What to do: Under this line sits a listing. Repeat exactly and only its lines from the one holding "Give me the Plotly source for this chart." through the one holding "fall_times_us = [-66.0, -44.0, -22.0, 0.0, 22.0, 44.0]"; skip pictures.

[Plotting code records]
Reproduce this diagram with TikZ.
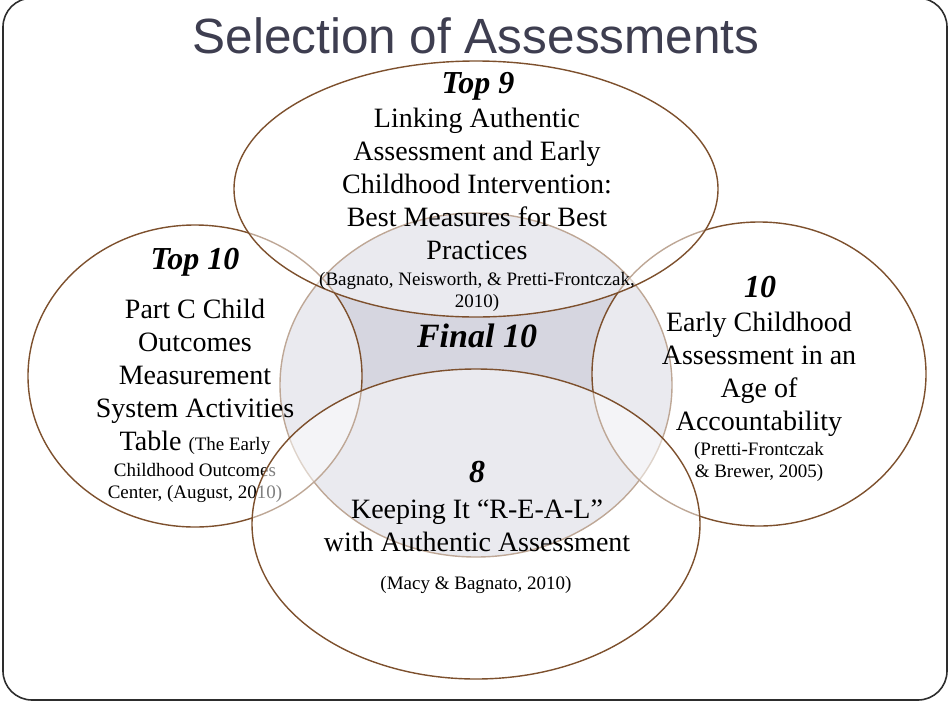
\documentclass[tikz,border=0pt]{standalone}
\usepackage{fontspec}
\setmainfont{Liberation Serif}
\newfontfamily\titlefont{Liberation Sans}

\definecolor{rim}{RGB}{125,80,45}
\definecolor{hubgray}{RGB}{214,214,224}
\definecolor{slate}{RGB}{62,62,80}
\definecolor{frame}{RGB}{45,45,45}

% multi-line nodes sit on the baseline of their last line
\tikzset{
  venn/.style={draw=rim, line width=1.4pt, fill=white, fill opacity=0.5},
  head/.style={font=\fontsize{32}{36}\selectfont\bfseries\itshape, anchor=base},
  body/.style={font=\fontsize{28}{33}\selectfont, align=center, anchor=base},
  cite/.style={font=\fontsize{19}{21.5}\selectfont, align=center, anchor=base},
}

\begin{document}
\begin{tikzpicture}[x=1pt, y=-1pt]
\useasboundingbox (0,0) rectangle (948,702);

% Slide frame and title
\draw[frame, line width=1.6pt, rounded corners=29pt] (3,-2) rectangle (947,700);
\node[font=\titlefont\fontsize{49.5}{52}\selectfont, text=slate, anchor=base] (title) at (476,53) {Selection of Assessments};

% Middle disc (what is left uncovered gives the final set)
\draw[draw=rim, fill=hubgray, line width=1.4pt] (476,385) ellipse [x radius=196, y radius=172];

% Left set
\draw[venn] (195,376) ellipse [x radius=167, y radius=151];
\node[head] (left-head) at (195,269) {Top 10};
\node[body] (left-body) at (195,450) {Part C Child\\Outcomes\\Measurement\\System Activities\\Table {\fontsize{19}{21}\selectfont (The Early}};
\node[cite] (left-cite) at (195,498) {Childhood Outcomes\\Center, (August, 2010)};

% Right set
\draw[venn] (759,374) ellipse [x radius=167, y radius=152];
\node[head] (right-head) at (760,297) {10};
\node[body] (right-body) at (759,430) {Early Childhood\\Assessment in an\\Age of\\Accountability};
\node[cite] (right-cite) at (759,477) {(Pretti-Frontczak\\\& Brewer, 2005)};

% Top set
\draw[venn] (476,189) ellipse [x radius=242, y radius=128];
\node[head] (top-head) at (478,93) {Top 9};
\node[body] (top-body) at (477,259) {Linking Authentic\\Assessment and Early\\Childhood Intervention:\\Best Measures for Best\\Practices};
\node[cite] (top-cite) at (477,307) {(Bagnato, Neisworth, \& Pretti-Frontczak,\\2010)};

% Bottom set
\draw[venn] (476,524) ellipse [x radius=224, y radius=155];
\node[head] (bottom-head) at (477,482) {8};
\node[body] (bottom-body) at (477,551) {Keeping It “R-E-A-L”\\with Authentic Assessment};
\node[cite] (bottom-cite) at (476,589) {(Macy \& Bagnato, 2010)};

% Final set in the middle
\node[head, font=\fontsize{34}{38}\selectfont\bfseries\itshape] (final) at (477,347) {Final 10};
\end{tikzpicture}
\end{document}
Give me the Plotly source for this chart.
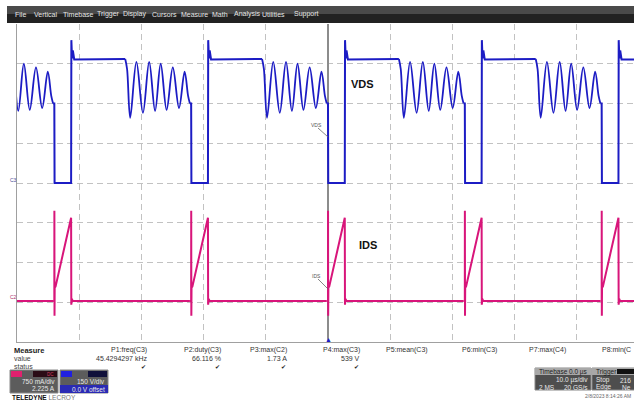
import plotly.graph_objects as go

# ---------------- data ----------------
# falling edges of VDS (µs, trigger at 0); first one is off-screen to the left
fall_times_us = [-66.0, -44.0, -22.0, 0.0, 22.0, 44.0]

# VDS: edges / plateau, offsets (µs) from each falling edge, volts
vds_edge_dt = [-0.20, 0.00, 0.04, 2.70, 2.74, 2.85, 2.98, 3.20, 11.40]
vds_edge_v = [300, 300, 0, 0, 539, 470, 500, 466, 468]
# VDS: resonant ringing after demagnetisation (peaks / troughs)
vds_ring_dt = [11.40, 11.70, 12.20, 13.20, 14.25, 15.25, 16.20, 17.10, 18.05, 19.05, 20.05, 20.95, 21.50, 21.80]
vds_ring_v = [468, 430, 246, 457, 265, 457, 272, 450, 276, 436, 283, 420, 330, 300]

# IDS: offsets (µs) from each VDS falling edge, amps
ids_dt = [-0.20, 0.00, 0.01, 0.03, 0.06, 0.20, 2.70, 2.73, 2.82, 2.95, 21.80]
ids_a = [0.00, 0.00, 1.70, -0.28, 0.25, 0.27, 1.57, -0.07, 0.04, 0.00, 0.00]

# scope settings
x_range_us = [-50.0, 49.2]
vds_per_div = 150.0      # V/div
ids_per_div = 0.75       # A/div
ids_offset = 2.225       # A

# measurement table
meas_names = ["P1:freq(C3)", "P2:duty(C3)", "P3:max(C2)", "P4:max(C3)",
              "P5:mean(C3)", "P6:min(C3)", "P7:max(C4)", "P8:min(C"]
meas_values = ["45.4294297 kHz", "66.116 %", "1.73 A", "539 V", "", "", "", ""]
menu_items = ["File", "Vertical", "Timebase", "Trigger", "Display", "Cursors",
              "Measure", "Math", "Analysis", "Utilities", "Support"]

# ---------------- build traces ----------------
def build(dts, vals):
    xs, ys = [], []
    for f in fall_times_us:
        for d, v in zip(dts, vals):
            xs.append(f + d)
            ys.append(v)
        xs.append(None)
        ys.append(None)
    return xs, ys

BLUE = "#1c1cc4"
PINK = "#d8157a"

vx, vy = build(vds_edge_dt, vds_edge_v)
rx, ry = build(vds_ring_dt, vds_ring_v)
ix, iy = build(ids_dt, ids_a)

fig = go.Figure()
fig.add_trace(go.Scatter(x=vx, y=vy, mode="lines", line=dict(color=BLUE, width=2),
                         hoverinfo="skip", showlegend=False))
fig.add_trace(go.Scatter(x=rx, y=ry, mode="lines", line=dict(color=BLUE, width=1.8, shape="spline", smoothing=1.0),
                         hoverinfo="skip", showlegend=False))
fig.add_trace(go.Scatter(x=ix, y=iy, mode="lines", line=dict(color=PINK, width=2),
                         yaxis="y2", hoverinfo="skip", showlegend=False))

# y ranges: 8 divisions; IDS ground sits g divisions below centre
vds_range = [-4 * vds_per_div, 4 * vds_per_div]
g = ids_offset / ids_per_div
ids_range = [(-4 + g) * ids_per_div, (4 + g) * ids_per_div]

W, H = 634, 400
L, R, T, B = 17, 0, 24, 58
PW, PH = W - L - R, H - T - B


def PX(x):
    return (x - L) / PW


def PY(y):
    return (H - B - y) / PH


GRID = "#c2c2c2"
fig.update_layout(
    width=W, height=H,
    margin=dict(l=L, r=R, t=T, b=B),
    paper_bgcolor="white", plot_bgcolor="white",
    font=dict(family="Liberation Sans, Arial", size=7, color="#333333"),
    xaxis=dict(range=x_range_us, dtick=10, tick0=0, showgrid=True, gridcolor=GRID,
               griddash="6px,4px", gridwidth=1, zeroline=True, zerolinecolor="#8c8c8c",
               zerolinewidth=1.5, showline=True, linecolor="#a0a0a0", linewidth=1,
               showticklabels=False, ticks="", fixedrange=True),
    yaxis=dict(range=vds_range, dtick=vds_per_div, tick0=0, showgrid=True, gridcolor=GRID,
               griddash="6px,4px", gridwidth=1, zeroline=False, showline=True,
               linecolor="#a0a0a0", linewidth=1, showticklabels=False, ticks="", fixedrange=True),
    yaxis2=dict(range=ids_range, overlaying="y", visible=False, fixedrange=True),
)

shapes = []
annots = []


def rect(x0, y0, x1, y1, fill, line=None):
    shapes.append(dict(type="rect", xref="paper", yref="paper", x0=PX(x0), x1=PX(x1),
                       y0=PY(y1), y1=PY(y0), fillcolor=fill,
                       line=dict(width=1 if line else 0, color=line or fill), layer="above"))


def text(x, y, s, size=7, color="#333333", anchor="left", bold=False, family=None):
    annots.append(dict(xref="paper", yref="paper", x=PX(x), y=PY(y), text=("<b>%s</b>" % s) if bold else s,
                       showarrow=False, xanchor=anchor, yanchor="middle",
                       font=dict(size=size, color=color, family=family or "Liberation Sans, Arial")))


# menu bar
rect(7, 6, 634, 14, "#4a4a4a")
rect(7, 14, 634, 23, "#222222")
menu_x = [13, 32, 61, 95, 121, 150, 179, 210, 232, 260, 292]
for name, mx in zip(menu_items, menu_x):
    text(mx, 14.5, name, size=7, color="#e6e6e6")

# channel labels on the grid
text(362, 84, "VDS", size=11, color="#111111", anchor="center", bold=True)
text(368, 245, "IDS", size=11, color="#111111", anchor="center", bold=True)
text(316, 125, "VDS", size=5, color="#555555", anchor="center")
text(316, 276, "IDS", size=5, color="#555555", anchor="center")
for (x0, y0, x1, y1) in [(318, 128, 328, 137), (318, 279, 328, 289)]:
    shapes.append(dict(type="line", xref="paper", yref="paper", x0=PX(x0), y0=PY(y0),
                       x1=PX(x1), y1=PY(y1), line=dict(color="#666666", width=0.8)))
# ground markers
text(13, 180, "C3", size=5, color="#4a4a9a", anchor="center")
text(13, 297, "C2", size=5, color="#b03070", anchor="center")
# trigger position marker
text(328, 339, "▲", size=7, color=BLUE, anchor="center")

# measurement table
text(12, 350, "Measure", size=7.5, color="#222222", bold=True)
text(12, 358, "value", size=7, color="#444444")
text(12, 366, "status", size=7, color="#444444")
meas_right = [149, 223, 289, 362, 430, 499, 568, 633]
for name, val, xr in zip(meas_names, meas_values, meas_right):
    text(xr, 350, name, size=7, color="#333333", anchor="right")
    if val:
        text(xr, 358, val, size=7, color="#333333", anchor="right")
        text(xr - 1, 366, "✔", size=6, color="#222222", anchor="right", family="DejaVu Sans")

# channel boxes
rect(10, 370, 58, 393, "#5c5c5c", "#888888")
rect(11, 371, 22, 377, "#e0206e")
rect(33, 371, 57, 377, "#2a0c16")
text(50, 374, "DC", size=4.5, color="#d04060", anchor="center")
text(57, 381.5, "750 mA/div", size=6.5, color="#e8e8e8", anchor="right")
text(57, 388.5, "2.225 A", size=6.5, color="#e8e8e8", anchor="right")

rect(60, 370, 108, 393, "#5c5c5c", "#888888")
rect(61, 371, 72, 377, "#2020e0")
rect(88, 371, 107, 377, "#10103a")
rect(60, 385, 108, 393, "#2a2ab4")
text(107, 381, "150 V/div", size=6.5, color="#e8e8e8", anchor="right")
text(107, 389, "0.0 V offset", size=6.5, color="#e8e8e8", anchor="right")

text(10, 397.5, "<b>TELEDYNE</b> <span style='color:#777'>LECROY</span>", size=6.5, color="#111111")

# timebase / trigger boxes
rect(535, 368, 591, 390, "#4e4e4e", "#888888")
rect(535, 368, 591, 375, "#a8a8a8")
text(537, 371.5, "Timebase", size=6.5, color="#222222")
text(590, 371.5, "0.0 µs", size=6.5, color="#222222", anchor="right")
text(590, 380, "10.0 µs/div", size=6.5, color="#e8e8e8", anchor="right")
text(537, 387, "2 MS", size=6.5, color="#e8e8e8")
text(590, 387, "20 GS/s", size=6.5, color="#e8e8e8", anchor="right")

rect(592, 368, 640, 390, "#4e4e4e", "#888888")
rect(592, 368, 640, 375, "#a8a8a8")
rect(617, 369, 640, 374, "#111111")
text(594, 371.5, "Trigger", size=6.5, color="#222222")
text(594, 380, "Stop", size=6.5, color="#e8e8e8")
text(633, 380, "216", size=6.5, color="#e8e8e8", anchor="right")
text(594, 387, "Edge", size=6.5, color="#e8e8e8")
text(633, 387, "Ne", size=6.5, color="#e8e8e8", anchor="right")
text(583, 396.5, "2/8/2023 8:14:26 AM", size=5, color="#666666")

fig.update_layout(shapes=shapes, annotations=annots)
fig.write_html("out.html", config={"displayModeBar": False, "staticPlot": True},
               post_script="document.body.style.margin='0';document.body.style.overflow='hidden';")
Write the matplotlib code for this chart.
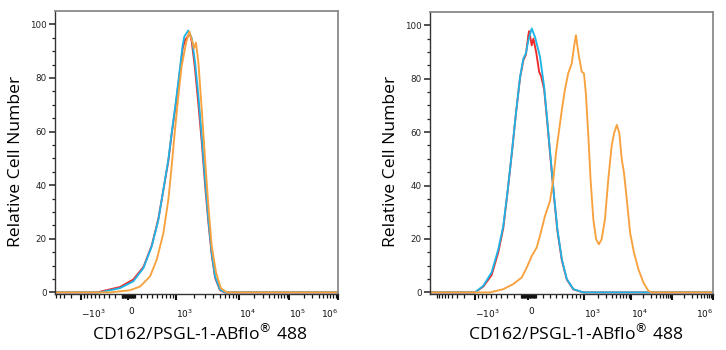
import numpy as np
import matplotlib.pyplot as plt

plt.rcParams['font.family'] = ['DejaVu Sans']

RED = '#ee2a2a'
BLUE = '#1fb4e6'
ORANGE = '#f7a23e'

# histogram channels (0-1024) and relative cell number
left_red_ch = [152, 235, 283, 320, 350, 374, 390, 410, 422, 438, 450, 462, 470, 480, 488, 494, 506, 518, 531, 543, 555, 567, 579, 597, 613]
left_red = [0, 2, 4.8, 9.5, 17.5, 27.5, 37, 49, 59, 71, 81, 91, 94, 95.5, 96.5, 94, 84, 71, 56, 40, 26, 14, 5.5, 0.8, 0]
left_blue_ch = [163, 235, 283, 320, 350, 374, 390, 410, 422, 438, 450, 462, 468, 482, 495, 507, 519, 531, 543, 555, 567, 579, 597, 615]
left_blue = [0, 1.6, 4.1, 9.1, 17.2, 27.1, 37.1, 49.5, 59.4, 71.8, 81.8, 92.4, 95.5, 97.7, 94.8, 85.5, 73.1, 58.2, 42, 27.1, 14.7, 6, 1, 0]
left_orange_ch = [199, 271, 308, 344, 368, 392, 410, 422, 434, 446, 458, 474, 486, 495, 503, 510, 519, 531, 543, 555, 567, 583, 600, 621]
left_orange = [0, 0.8, 2.2, 6, 12.2, 22.1, 34.6, 47, 60.7, 73.1, 84.3, 93, 97.3, 94.2, 91.1, 93.2, 85.5, 68.1, 49.5, 32.1, 17.2, 7.2, 1.6, 0]

right_red_ch = [163, 193, 223, 247, 265, 280, 296, 311, 326, 338, 347, 356, 359, 368, 374, 384, 395, 402, 413, 424, 437, 449, 461, 477, 495, 519, 555]
right_red = [0, 2.2, 6.5, 15, 24, 37, 52, 67, 80.5, 87, 89, 96.5, 97.8, 92.5, 95, 90, 82.5, 81, 76, 64, 49, 35.5, 23, 12, 4.8, 1.1, 0]
right_blue_ch = [163, 193, 223, 247, 265, 280, 296, 311, 326, 338, 347, 356, 368, 380, 398, 413, 424, 437, 449, 461, 477, 495, 519, 555]
right_blue = [0, 2.5, 7.5, 16.1, 24.8, 37.3, 52.2, 67.1, 80.7, 87.6, 89.5, 94.4, 98.8, 95.6, 88.2, 77, 64.6, 49.7, 36, 23.6, 12.4, 5, 1.2, 0]
right_orange_ch = [217, 265, 301, 332, 350, 368, 386, 401, 416, 434, 446, 456, 464, 477, 488, 500, 513, 521, 528, 537,
                   549, 557, 564, 573, 581, 591, 601, 611, 621, 633, 645, 657, 666, 676, 685, 694, 702, 712, 724, 738,
                   754, 772, 790, 802]
right_orange = [0, 1.2, 3.1, 5.6, 9.3, 13.6, 16.8, 22.4, 28.6, 34.1, 42.2, 52.2, 58.4, 68.3, 75.8, 82, 85.7, 91.9, 96.3, 89.5,
                82.6, 82, 74.5, 58.4, 42.2, 27.3, 19.9, 18, 19.9, 27.3, 42.2, 54.6, 59.6, 62.7, 59.6, 49.7, 44.7, 34.8, 22.4, 14.9,
                8.7, 3.7, 0.6, 0]

# where the decades sit on each axis (channel units)
anchor_vals = np.array([-1e4, -1e3, 0, 1e3, 1e4, 1e5, 1e6])
left_anchor_ch = [-36, 94, 264, 438, 666, 847, 1024]
right_anchor_ch = [20, 163, 355, 557, 727, 876, 1024]

major_vals = [-1e3, 0, 1e3, 1e4, 1e5, 1e6]
left_labels = [r'$-10^{3}$', '0', r'$10^{3}$', r'$10^{4}$', r'$10^{5}$', r'$10^{6}$']
right_labels = [r'$-10^{3}$', '0', r'$10^{3}$', r'$10^{4}$', '', r'$10^{6}$']

xlabel = 'CD162/PSGL-1-ABflo$^{®}$ 488'
ylabel = 'Relative Cell Number'


def to_ch(v, anchors):
    return np.interp(np.arcsinh(np.asarray(v) / 500.0), np.arcsinh(anchor_vals / 500.0), anchors)


minor_vals = []
for m in [10, 100, 1000, 1e4, 1e5]:
    for k in range(1, 10):
        v = k * m
        if v in major_vals:
            continue
        minor_vals.append(v)
        if m <= 1000:
            minor_vals.append(-v)


def draw(ax, curves, anchors, labels):
    for ch, vals, col in curves:
        x = [0] + list(ch) + [1024]
        y = [0] + list(vals) + [0]
        ax.plot(x, y, color=col, lw=1.35, solid_joinstyle='round')
    ax.set_xlim(0, 1024)
    ax.set_ylim(-0.6, 105)
    ax.set_yticks([0, 20, 40, 60, 80, 100])
    ax.set_yticks(np.arange(0, 105, 5), minor=True)
    ax.tick_params(axis='y', which='major', labelsize=6.3, length=4, width=1.1, colors='#222222', pad=2)
    ax.tick_params(axis='y', which='minor', length=2.5, width=0.9, colors='#222222')
    mch = to_ch(minor_vals, anchors)
    mch = mch[(mch >= 0) & (mch <= 1024)]
    ax.set_xticks(to_ch(major_vals, anchors))
    ax.set_xticks(mch, minor=True)
    ax.set_xticklabels(labels)
    ax.tick_params(axis='x', which='major', labelsize=6.5, length=4.5, width=1.5, colors='#111111', pad=5)
    ax.tick_params(axis='x', which='minor', length=2.8, width=0.9, colors='#111111')
    for i, t in enumerate(ax.get_xticklabels()):
        t.set_horizontalalignment('right' if i == len(labels) - 1 else 'left')
    for s in ['top', 'right']:
        ax.spines[s].set_color('#8a8a8a')
        ax.spines[s].set_linewidth(1.3)
    for s in ['left', 'bottom']:
        ax.spines[s].set_color('#333333')
        ax.spines[s].set_linewidth(1.0)


fig = plt.figure(figsize=(7.26, 3.5), dpi=100)
ax1 = fig.add_axes([0.0758, 0.16, 0.3898, 0.8086])
ax2 = fig.add_axes([0.5923, 0.16, 0.3898, 0.806])

draw(ax1, [(left_red_ch, left_red, RED), (left_blue_ch, left_blue, BLUE), (left_orange_ch, left_orange, ORANGE)],
     left_anchor_ch, left_labels)
draw(ax2, [(right_red_ch, right_red, RED), (right_blue_ch, right_blue, BLUE), (right_orange_ch, right_orange, ORANGE)],
     right_anchor_ch, right_labels)

for xc, yc_x in [(200 / 726, 16 / 726), (576 / 726, 391 / 726)]:
    fig.text(xc, 1 - 334 / 350, xlabel, ha='center', va='center', fontsize=12.6, family=['Open Sans', 'DejaVu Sans'])
    fig.text(yc_x, 1 - 161 / 350, ylabel, ha='center', va='center', rotation=90, fontsize=12.6,
             family=['Open Sans', 'DejaVu Sans'])

fig.savefig('out.png', dpi=100)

Written answer:
Give me the Plotly source for this chart.
import plotly.graph_objects as go

# ---------------- data ----------------
# falling edges of VDS (µs, trigger at 0); first one is off-screen to the left
fall_times_us = [-66.0, -44.0, -22.0, 0.0, 22.0, 44.0]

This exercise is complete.